Projecting Games budgets — both costs and benefits — has been a notoriously difficult and imprecise science, and that was before the globe had to deal with an unexpected pandemic.
The Taskforce estimated there would be an uplift in tourism stemming from the Games between 2020 and 2036 worth an expected $20.2 billion in visitor expenditure.
That figure is already incredibly out of date, with the COVID-19 pandemic at its height estimated to have cost the state around $6 million tourism dollars each day.
Take a look at Tokyo.
Originally it estimated a Games budget of $7.5 billion.
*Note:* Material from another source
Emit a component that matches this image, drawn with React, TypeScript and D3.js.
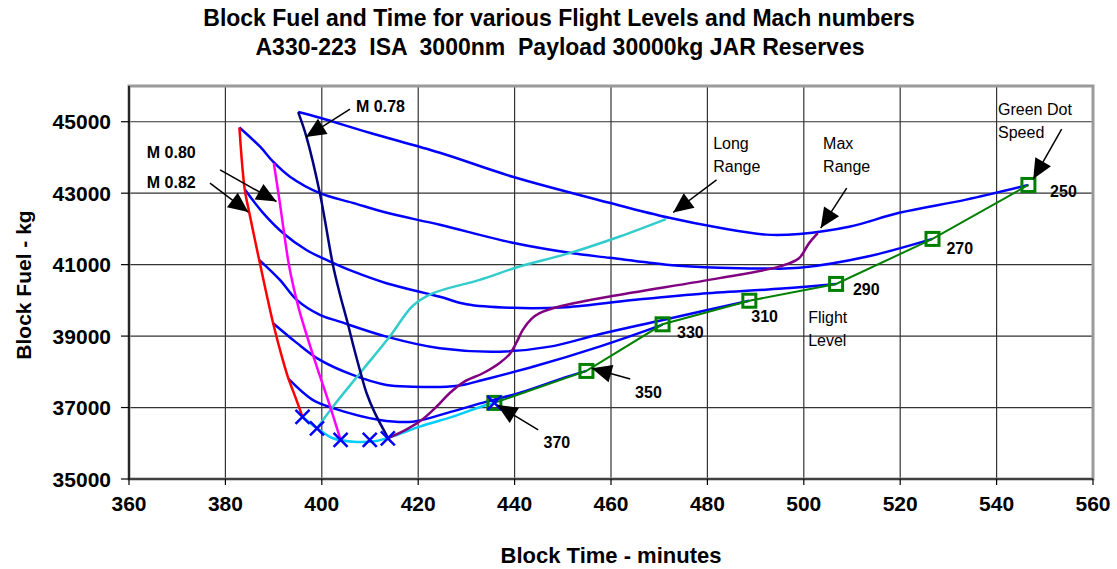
import * as d3 from "d3"

type Pt = [number, number]

// Flight level curves (block time min, block fuel kg), from M0.82 end to green dot
const fl250: Pt[] = [
  [395.1, 45270], [399.6, 45110], [409.9, 44690], [424.5, 44130], [439.6, 43460],
  [459.7, 42730], [472.1, 42310], [482.5, 42030], [492.2, 41840], [499.1, 41860],
  [509.4, 42060], [519.8, 42450], [533.7, 42820], [546.6, 43230],
]
const fl270: Pt[] = [
  [382.9, 44840], [387.2, 44300], [389.9, 43880], [393.4, 43460], [399.6, 43000],
  [406.4, 42730], [413.5, 42450], [424.5, 42115], [439.6, 41610], [451.4, 41330],
  [459.7, 41190], [471.5, 41000], [482.5, 40910], [492.2, 40890], [499.1, 40910],
  [513.0, 41220], [526.7, 41720],
]
const fl290: Pt[] = [
  [384.0, 43110], [387.8, 42450], [392.0, 41880], [396.8, 41410], [401.5, 41100],
  [406.5, 40810], [413.4, 40480], [424.5, 40100], [430.0, 39890], [439.6, 39790],
  [450.7, 39810], [464.5, 40010], [478.3, 40180], [495.5, 40330], [506.7, 40460],
]
const fl310: Pt[] = [
  [387.0, 41134], [391.3, 40574], [394.8, 40014], [399.6, 39594], [403.7, 39406],
  [413.4, 38986], [424.5, 38660], [436.9, 38565], [447.3, 38705], [457.6, 39050],
  [470.1, 39430], [488.7, 39990],
]
const fl330: Pt[] = [
  [389.9, 39360], [394.8, 38810], [399.6, 38333], [406.4, 37913], [413.4, 37633],
  [418.9, 37585], [424.5, 37577], [429.2, 37633], [433.4, 37773], [443.8, 38140],
  [457.6, 38705], [470.7, 39320],
]
const fl350: Pt[] = [
  [393.1, 37800], [398.1, 37213], [402.3, 36985], [412.0, 36653], [418.9, 36605],
  [425.9, 36845], [434.2, 37165], [441.0, 37409], [450.8, 37857], [454.9, 38025],
]
const fl370: Pt[] = [
  [396.0, 36737], [399.0, 36420], [402.3, 36140], [406.5, 36045], [411.3, 36064],
  [415.5, 36232], [420.3, 36465], [427.2, 36745], [434.1, 37073], [435.8, 37130],
]

// Mach number lines
const mach082: Pt[] = [
  [382.9, 44840], [384.0, 43114], [384.9, 42490], [387.0, 41134], [388.5, 40200],
  [389.9, 39360], [391.9, 38333], [393.1, 37800], [394.5, 37300], [396.0, 36737],
]
const mach080: Pt[] = [
  [390.05, 43840], [391.3, 42720], [393.0, 41134], [393.8, 40574], [395.3, 39734],
  [398.5, 38333], [401.5, 37121], [403.9, 36092],
]
const mach078: Pt[] = [
  [395.1, 45270], [396.8, 44585], [399.6, 43000], [402.3, 41000], [403.7, 40200],
  [405.3, 39400], [406.6, 38700], [408.0, 38000], [409.3, 37400], [411.0, 36850],
  [413.7, 36160],
]

const longRange: Pt[] = [
  [399.0, 36420], [402.3, 37025], [407.9, 37960], [414.1, 38986], [418.9, 39850],
  [423.1, 40201], [432.75, 40574], [441.0, 40947], [451.4, 41322], [461.8, 41787],
  [471.4, 42274],
]
const maxRange: Pt[] = [
  [413.7, 36140], [417.5, 36380], [421.0, 36680], [424.0, 37050], [426.5, 37400],
  [429.5, 37720], [433.4, 37960], [436.9, 38250], [439.0, 38500], [440.5, 38850],
  [441.7, 39174], [443.5, 39480], [445.2, 39641], [449.3, 39826], [459.7, 40106],
  [482.5, 40622], [495.0, 40950], [499.0, 41180], [501.1, 41602], [502.9, 41882],
]

// Green dot speed for each flight level
const greenDot: Pt[] = [
  [435.8, 37130], [454.9, 38025], [470.7, 39330], [488.7, 39990],
  [506.7, 40460], [526.7, 41720], [546.6, 43230],
]
const greenDotLevels = ["370", "350", "330", "310", "290", "270", "250"]

// Mach points marked along FL370
const crosses: Pt[] = [
  [396.0, 36737], [399.0, 36420], [403.9, 36092], [409.95, 36092],
  [413.7, 36140], [435.8, 37130],
]

const xTicks = [360, 380, 400, 420, 440, 460, 480, 500, 520, 540, 560]
const yTicks = [35000, 37000, 39000, 41000, 43000, 45000]

const series = [
  { name: "FL250", color: "#0000ff", points: fl250 },
  { name: "FL270", color: "#0000ff", points: fl270 },
  { name: "FL290", color: "#0000ff", points: fl290 },
  { name: "FL310", color: "#0000ff", points: fl310 },
  { name: "FL330", color: "#0000ff", points: fl330 },
  { name: "FL350", color: "#0000ff", points: fl350 },
  { name: "FL370", color: "#00ccff", points: fl370 },
  { name: "Long Range", color: "#33cccc", points: longRange },
  { name: "Max Range", color: "#800080", points: maxRange },
  { name: "M 0.82", color: "#ff0000", points: mach082 },
  { name: "M 0.80", color: "#ff00ff", points: mach080 },
  { name: "M 0.78", color: "#000080", points: mach078 },
]

// label anchors, arrow tails and tips in chart units
const notes: { lines: string[]; at: Pt; bold: boolean; from?: Pt; tip?: Pt }[] = [
  { lines: ["M 0.78"], at: [407.1, 45260], bold: true, from: [405.85, 45355], tip: [396.7, 44571] },
  { lines: ["M 0.80"], at: [363.7, 43991], bold: true, from: [378.9, 43650], tip: [390.6, 42767] },
  { lines: ["M 0.82"], at: [363.7, 43151], bold: true, from: [376.8, 43283], tip: [384.75, 42470] },
  { lines: ["Long", "Range"], at: [481.2, 44243], bold: false, from: [481.9, 43375], tip: [472.9, 42459] },
  { lines: ["Max", "Range"], at: [504.0, 44243], bold: false, from: [508.9, 43142], tip: [503.5, 42022] },
  { lines: ["Green Dot", "Speed"], at: [540.3, 45196], bold: false, from: [553.5, 44795], tip: [547.6, 43395] },
  { lines: ["Flight", "Level"], at: [500.9, 39370], bold: false },
  { lines: ["250"], at: [551.1, 42899], bold: true },
  { lines: ["270"], at: [529.6, 41302], bold: true },
  { lines: ["290"], at: [510.2, 40154], bold: true },
  { lines: ["310"], at: [489.1, 39398], bold: true },
  { lines: ["330"], at: [473.7, 38949], bold: true },
  { lines: ["350"], at: [465.0, 37269], bold: true, from: [464.0, 37801], tip: [456.0, 38100] },
  { lines: ["370"], at: [446.0, 35868], bold: true, from: [444.9, 36372], tip: [436.4, 37073] },
]

const FONT = "'Liberation Sans', Arial, sans-serif"

export default function App() {
  const width = 1117
  const height = 569
  const left = 129
  const right = 1093
  const top = 86
  const bottom = 479

  const x = d3.scaleLinear().domain([360, 560]).range([left, right])
  const y = d3.scaleLinear().domain([35000, 46000]).range([bottom, top])

  const smooth = d3
    .line<Pt>()
    .x((d) => x(d[0]))
    .y((d) => y(d[1]))
    .curve(d3.curveCatmullRom.alpha(0.5))
  const straight = d3
    .line<Pt>()
    .x((d) => x(d[0]))
    .y((d) => y(d[1]))

  const arrowHead = (from: Pt, tip: Pt) => {
    const fx = x(from[0]), fy = y(from[1])
    const tx = x(tip[0]), ty = y(tip[1])
    const len = Math.hypot(tx - fx, ty - fy)
    const ux = (tx - fx) / len, uy = (ty - fy) / len
    const bx = tx - ux * 20, by = ty - uy * 20
    const px = -uy * 9, py = ux * 9
    return `M${tx},${ty}L${bx + px},${by + py}L${bx - px},${by - py}Z`
  }

  return (
    <svg
      width={width}
      height={height}
      style={{ position: "absolute", left: 0, top: 0, fontFamily: FONT }}
    >
      <rect width={width} height={height} fill="#fff" />

      {/* titles */}
      <text x={559} y={26} textAnchor="middle" fontSize={23} fontWeight="bold">
        Block Fuel and Time for various Flight Levels and Mach numbers
      </text>
      <text
        x={560}
        y={55}
        textAnchor="middle"
        fontSize={23}
        fontWeight="bold"
        style={{ whiteSpace: "pre" }}
      >
        {"A330-223  ISA  3000nm  Payload 30000kg JAR Reserves"}
      </text>

      {/* grid */}
      {xTicks.slice(1, -1).map((t) => (
        <line key={"gx" + t} x1={x(t)} x2={x(t)} y1={top} y2={bottom} stroke="#333" strokeWidth={1.2} />
      ))}
      {yTicks.slice(1).map((t) => (
        <line key={"gy" + t} x1={left} x2={right} y1={y(t)} y2={y(t)} stroke="#333" strokeWidth={1.2} />
      ))}
      <rect x={left} y={top} width={right - left} height={bottom - top} fill="none" stroke="#9a9a9a" strokeWidth={3} />
      <line x1={left} x2={left} y1={top} y2={bottom} stroke="#000" strokeWidth={1.5} />
      <line x1={left} x2={right} y1={bottom} y2={bottom} stroke="#222" strokeWidth={1.5} />

      {/* axes */}
      {yTicks.map((t) => (
        <g key={"ty" + t}>
          <line x1={left - 8} x2={left} y1={y(t)} y2={y(t)} stroke="#000" strokeWidth={1.2} />
          <text x={left - 18} y={y(t) + 7.5} textAnchor="end" fontSize={21} fontWeight="bold">
            {t}
          </text>
        </g>
      ))}
      {xTicks.map((t) => (
        <g key={"tx" + t}>
          <line x1={x(t)} x2={x(t)} y1={bottom} y2={bottom + 6} stroke="#000" strokeWidth={1.2} />
          <text x={x(t)} y={511} textAnchor="middle" fontSize={21} fontWeight="bold">
            {t}
          </text>
        </g>
      ))}
      <text x={611} y={563} textAnchor="middle" fontSize={22} fontWeight="bold">
        Block Time - minutes
      </text>
      <text
        transform="translate(31,285) rotate(-90)"
        textAnchor="middle"
        fontSize={21}
        fontWeight="bold"
      >
        Block Fuel - kg
      </text>

      {/* curves */}
      {series.map((s) => (
        <path key={s.name} d={smooth(s.points) ?? ""} fill="none" stroke={s.color} strokeWidth={2.5} />
      ))}

      {/* green dot speed */}
      <path d={straight(greenDot) ?? ""} fill="none" stroke="#008000" strokeWidth={2} />
      {greenDot.map((d, i) => (
        <rect
          key={"sq" + greenDotLevels[i]}
          x={x(d[0]) - 6.5}
          y={y(d[1]) - 6.5}
          width={13}
          height={13}
          fill="none"
          stroke="#008000"
          strokeWidth={3}
        />
      ))}

      {crosses.map((d, i) => (
        <path
          key={"x" + i}
          d={`M${x(d[0]) - 7},${y(d[1]) - 7}L${x(d[0]) + 7},${y(d[1]) + 7}M${x(d[0]) - 7},${y(d[1]) + 7}L${x(d[0]) + 7},${y(d[1]) - 7}`}
          stroke="#0000ff"
          strokeWidth={2.5}
          fill="none"
        />
      ))}

      {/* annotations */}
      {notes.map((n, i) => (
        <g key={"n" + i}>
          {n.from && n.tip && (
            <>
              <line
                x1={x(n.from[0])}
                y1={y(n.from[1])}
                x2={x(n.tip[0])}
                y2={y(n.tip[1])}
                stroke="#000"
                strokeWidth={1.5}
              />
              <path d={arrowHead(n.from, n.tip)} fill="#000" />
            </>
          )}
          {n.lines.map((l, j) => (
            <text
              key={j}
              x={x(n.at[0])}
              y={y(n.at[1]) + j * 23}
              fontSize={16}
              fontWeight={n.bold ? "bold" : "normal"}
            >
              {l}
            </text>
          ))}
        </g>
      ))}
    </svg>
  )
}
It is now reportedly at more than $25 billion, although it’s not expected that Brisbane 2032 will suffer the same devastating impact that Tokyo felt, with its Games delayed by a year as coronavirus swept the globe.
But who is to say what the world will look like in 2032?
As economic strength of the US gives way to a new world order, with China sitting in pole position, the geopolitical environment will have shifted monumentally.
Just as Tokyo has learned from single-sport events that have developed lessons in dealing with COVID, Brisbane 2032 will benefit from austerity measures Tokyo will have to implement in delivering its delayed Games from this July.
The IOC will observe that more is not necessarily better, and that moral responsibility has its own benefits.
Allegations of gigantism and an event that had lost touch with the global reality may dissipate if Tokyo’s delivery of the Olympic and Paralympic Games shines a different light on how it can be done.
Adjustments like the ‘fly-in fly-out as you compete’ model will stay, meaning the thousands of athletes and officials that have all been accommodated for the duration of the Games are a thing of the past.
That alone reduces costs on accommodation, hospitality, transport and other services with a huge impact on the bottom line.
Queensland’s “whole of state” approach will also lessen the burden on Brisbane and South East Queensland specifically with training centres and competition hubs planned for other regions.
The IOC is impressed that there will be no ‘white elephants’ left as 90 per cent of venues are already in existence or will be of a temporary nature.
The fact Queensland has overlaid its Games plans on a larger strategy of population growth and expected infrastructure requirements means the Olympics won’t so much be a burden on the already existing stresses of a city but may help in alleviating the growing pains of a state on the move.
In the words of John Coates, Brisbane today is “in the box seat”.